Rock Cycle Journey role play game
If your students have wiggles to spare (so… pretty much every middle schooler), this activity is such a fun way to get them moving and strengthen their understanding of the rock cycle.
Students take on the role of a rock particle and “travel” through different processes based on a dice roll or spinner.
Set it up like this:
- Create dice or spinner options with processes like melt, cool, weather, compact, uplift, and more
- Students move to the next stage based on their roll
- Each stop gets recorded in their journey log or interactive notebook
- At the end, students share where they ended up and why
It’s super visual, super memorable, and a refreshing break from the usual notes-and-diagrams routine.
If you want to level it up, have students turn their path into a comic strip! They love it, and it quietly reinforces their understanding without feeling like extra work.
“Which Process Am I?” mystery cards
These are perfect for the days when you want something quick and low-prep that still packs a punch. Each card gives clues like, “I move materials from one place to another with wind and water,” and students have to decide whether it’s weathering, erosion, or deposition.
You can use them as bell ringers, exit tickets, partner practice, or even a whole-class review game. It’s one of those flexible activities that fits into whatever tiny slice of time you have — which is very real on those days when the bell feels like it rings five minutes after you start teaching.
Middle schoolers learn best when they’re moving, talking, and making connections and this unit is the perfect playground for that.

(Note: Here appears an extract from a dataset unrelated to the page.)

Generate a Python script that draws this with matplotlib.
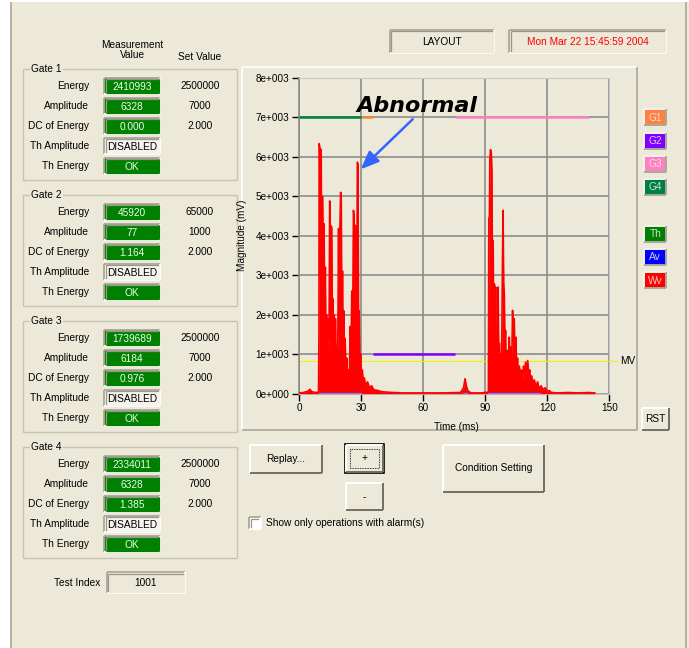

Mix and match the activities that fit your classroom, your time, and your students.
These strategies are backed by what we know about how students retain science content. When students manipulate materials, explain their thinking, and see processes in action, they’re more likely to understand and remember how weathering, erosion, deposition, and the rock cycle work together to shape Earth’s surface.
Keep it simple, keep it hands-on, and give students opportunities to make predictions, test ideas, and reflect on what they observe. You’re building real understanding one activity at a time.